EXERCISE OBJECTIVE: Where a line in the listing contains the string "script", copy that line out.

ENTRIES PROVIDED:
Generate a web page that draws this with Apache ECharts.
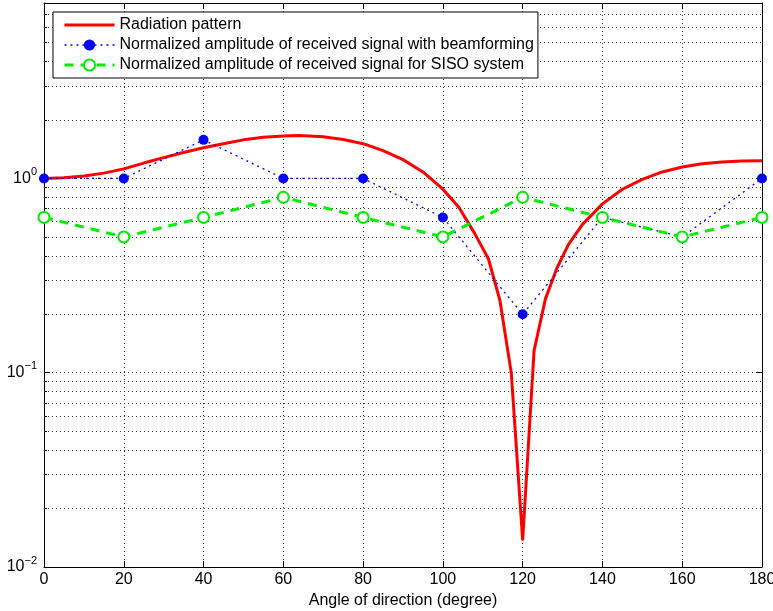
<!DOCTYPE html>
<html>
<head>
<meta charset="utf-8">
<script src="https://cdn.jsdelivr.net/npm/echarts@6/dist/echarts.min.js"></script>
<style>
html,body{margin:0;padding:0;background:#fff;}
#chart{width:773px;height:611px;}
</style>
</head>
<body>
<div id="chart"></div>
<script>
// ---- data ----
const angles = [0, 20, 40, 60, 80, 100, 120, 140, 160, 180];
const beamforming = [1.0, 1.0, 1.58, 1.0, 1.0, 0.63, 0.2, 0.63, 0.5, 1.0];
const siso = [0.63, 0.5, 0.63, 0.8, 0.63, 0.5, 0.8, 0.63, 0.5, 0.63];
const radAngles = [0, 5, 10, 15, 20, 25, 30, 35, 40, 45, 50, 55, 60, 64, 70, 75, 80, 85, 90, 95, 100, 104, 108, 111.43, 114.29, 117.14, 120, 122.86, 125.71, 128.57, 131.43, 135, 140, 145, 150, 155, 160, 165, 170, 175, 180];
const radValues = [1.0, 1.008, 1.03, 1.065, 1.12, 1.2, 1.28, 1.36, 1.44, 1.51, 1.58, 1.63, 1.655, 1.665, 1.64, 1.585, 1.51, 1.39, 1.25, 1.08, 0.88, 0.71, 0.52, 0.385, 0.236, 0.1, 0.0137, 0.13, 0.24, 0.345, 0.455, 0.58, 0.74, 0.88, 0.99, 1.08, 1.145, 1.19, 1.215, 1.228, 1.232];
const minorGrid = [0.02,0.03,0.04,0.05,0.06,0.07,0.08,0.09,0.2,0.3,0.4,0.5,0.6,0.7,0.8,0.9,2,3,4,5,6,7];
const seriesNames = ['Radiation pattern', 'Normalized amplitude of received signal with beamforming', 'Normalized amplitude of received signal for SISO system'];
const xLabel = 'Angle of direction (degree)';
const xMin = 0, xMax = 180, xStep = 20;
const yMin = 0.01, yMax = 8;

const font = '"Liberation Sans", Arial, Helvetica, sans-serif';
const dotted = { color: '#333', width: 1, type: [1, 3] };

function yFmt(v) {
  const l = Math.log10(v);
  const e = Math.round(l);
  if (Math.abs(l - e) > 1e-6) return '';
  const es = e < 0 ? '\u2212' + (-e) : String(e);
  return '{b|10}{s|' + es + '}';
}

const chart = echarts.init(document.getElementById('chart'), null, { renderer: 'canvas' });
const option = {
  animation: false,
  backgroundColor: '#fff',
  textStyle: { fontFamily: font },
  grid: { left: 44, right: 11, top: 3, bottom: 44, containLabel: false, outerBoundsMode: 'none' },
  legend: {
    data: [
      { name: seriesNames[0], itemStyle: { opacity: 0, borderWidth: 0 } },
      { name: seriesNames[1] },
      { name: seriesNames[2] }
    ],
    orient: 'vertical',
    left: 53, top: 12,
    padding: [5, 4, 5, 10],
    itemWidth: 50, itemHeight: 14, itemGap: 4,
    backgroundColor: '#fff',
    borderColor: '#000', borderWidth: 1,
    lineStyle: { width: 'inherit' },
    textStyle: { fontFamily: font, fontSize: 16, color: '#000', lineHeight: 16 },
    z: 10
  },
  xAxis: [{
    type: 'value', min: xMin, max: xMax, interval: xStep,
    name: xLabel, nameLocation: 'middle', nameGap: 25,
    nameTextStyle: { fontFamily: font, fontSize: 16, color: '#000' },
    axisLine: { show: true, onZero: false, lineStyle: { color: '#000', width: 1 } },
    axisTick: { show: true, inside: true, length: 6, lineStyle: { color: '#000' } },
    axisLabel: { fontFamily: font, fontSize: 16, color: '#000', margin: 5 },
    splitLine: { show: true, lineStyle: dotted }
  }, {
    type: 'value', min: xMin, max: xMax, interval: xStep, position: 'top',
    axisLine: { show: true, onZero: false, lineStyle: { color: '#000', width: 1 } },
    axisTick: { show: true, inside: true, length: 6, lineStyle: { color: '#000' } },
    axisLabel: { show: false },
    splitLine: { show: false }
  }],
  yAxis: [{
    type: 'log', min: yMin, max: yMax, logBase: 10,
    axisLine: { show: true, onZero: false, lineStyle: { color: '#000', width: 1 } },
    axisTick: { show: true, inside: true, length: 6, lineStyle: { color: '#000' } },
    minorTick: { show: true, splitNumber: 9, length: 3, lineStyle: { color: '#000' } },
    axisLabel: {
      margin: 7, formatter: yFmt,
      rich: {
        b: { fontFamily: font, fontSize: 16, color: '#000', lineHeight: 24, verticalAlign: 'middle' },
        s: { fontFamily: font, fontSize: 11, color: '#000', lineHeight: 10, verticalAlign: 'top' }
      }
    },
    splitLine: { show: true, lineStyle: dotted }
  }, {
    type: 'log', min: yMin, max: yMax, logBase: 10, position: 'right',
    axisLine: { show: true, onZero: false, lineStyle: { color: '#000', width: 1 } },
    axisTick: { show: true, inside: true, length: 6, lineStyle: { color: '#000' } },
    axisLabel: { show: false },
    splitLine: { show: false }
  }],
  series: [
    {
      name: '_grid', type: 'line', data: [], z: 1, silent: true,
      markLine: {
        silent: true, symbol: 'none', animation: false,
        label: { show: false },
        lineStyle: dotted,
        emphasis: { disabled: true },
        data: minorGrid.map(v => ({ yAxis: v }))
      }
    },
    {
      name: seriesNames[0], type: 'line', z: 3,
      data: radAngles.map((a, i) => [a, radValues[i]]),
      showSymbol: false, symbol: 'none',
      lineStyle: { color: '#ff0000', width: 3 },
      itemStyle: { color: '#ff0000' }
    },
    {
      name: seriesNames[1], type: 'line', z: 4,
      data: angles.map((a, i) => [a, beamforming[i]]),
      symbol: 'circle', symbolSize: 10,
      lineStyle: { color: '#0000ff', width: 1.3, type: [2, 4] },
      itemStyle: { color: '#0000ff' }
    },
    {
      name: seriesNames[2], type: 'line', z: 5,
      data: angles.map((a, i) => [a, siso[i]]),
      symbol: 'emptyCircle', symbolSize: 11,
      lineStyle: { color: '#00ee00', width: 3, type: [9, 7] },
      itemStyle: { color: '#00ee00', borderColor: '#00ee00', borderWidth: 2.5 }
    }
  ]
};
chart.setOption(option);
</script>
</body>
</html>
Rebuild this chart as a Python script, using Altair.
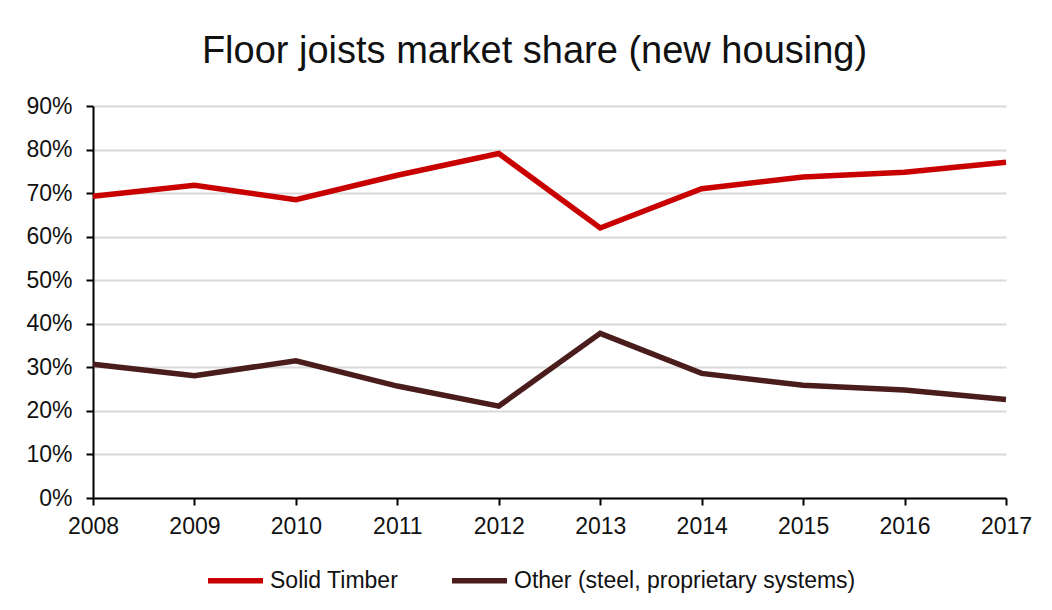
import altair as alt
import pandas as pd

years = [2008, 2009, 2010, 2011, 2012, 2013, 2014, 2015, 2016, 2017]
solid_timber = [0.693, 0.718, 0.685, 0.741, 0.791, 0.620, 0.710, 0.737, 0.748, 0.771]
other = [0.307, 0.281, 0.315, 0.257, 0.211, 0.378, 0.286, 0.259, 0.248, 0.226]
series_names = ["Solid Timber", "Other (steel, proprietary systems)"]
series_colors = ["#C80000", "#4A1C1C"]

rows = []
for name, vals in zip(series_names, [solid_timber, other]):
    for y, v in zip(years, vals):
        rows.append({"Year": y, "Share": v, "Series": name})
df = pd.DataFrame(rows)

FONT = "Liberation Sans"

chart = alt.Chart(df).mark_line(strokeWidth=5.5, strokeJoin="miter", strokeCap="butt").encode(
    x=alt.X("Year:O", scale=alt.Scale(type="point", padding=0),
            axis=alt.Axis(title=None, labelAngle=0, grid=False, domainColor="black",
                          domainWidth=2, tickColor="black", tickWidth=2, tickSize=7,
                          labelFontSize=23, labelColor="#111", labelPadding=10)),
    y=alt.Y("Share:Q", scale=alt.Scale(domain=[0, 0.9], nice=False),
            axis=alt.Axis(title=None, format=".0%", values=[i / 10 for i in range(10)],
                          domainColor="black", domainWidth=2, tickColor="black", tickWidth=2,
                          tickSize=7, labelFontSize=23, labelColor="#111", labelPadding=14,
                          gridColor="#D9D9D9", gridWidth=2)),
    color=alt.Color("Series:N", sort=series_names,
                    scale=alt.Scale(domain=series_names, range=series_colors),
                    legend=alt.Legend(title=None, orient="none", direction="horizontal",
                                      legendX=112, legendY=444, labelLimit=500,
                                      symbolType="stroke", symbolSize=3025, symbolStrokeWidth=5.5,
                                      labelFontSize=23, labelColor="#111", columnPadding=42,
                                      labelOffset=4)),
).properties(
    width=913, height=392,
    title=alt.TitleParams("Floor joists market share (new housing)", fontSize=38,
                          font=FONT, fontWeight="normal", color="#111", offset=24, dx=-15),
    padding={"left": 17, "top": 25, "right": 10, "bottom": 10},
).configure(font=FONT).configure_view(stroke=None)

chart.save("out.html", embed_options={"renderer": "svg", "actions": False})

SOLUTION FOR THIS TASK:
<script src="https://cdn.jsdelivr.net/npm/echarts@6/dist/echarts.min.js"></script>
<script>
</script>
Rebuild this chart as a Python script, using Altair.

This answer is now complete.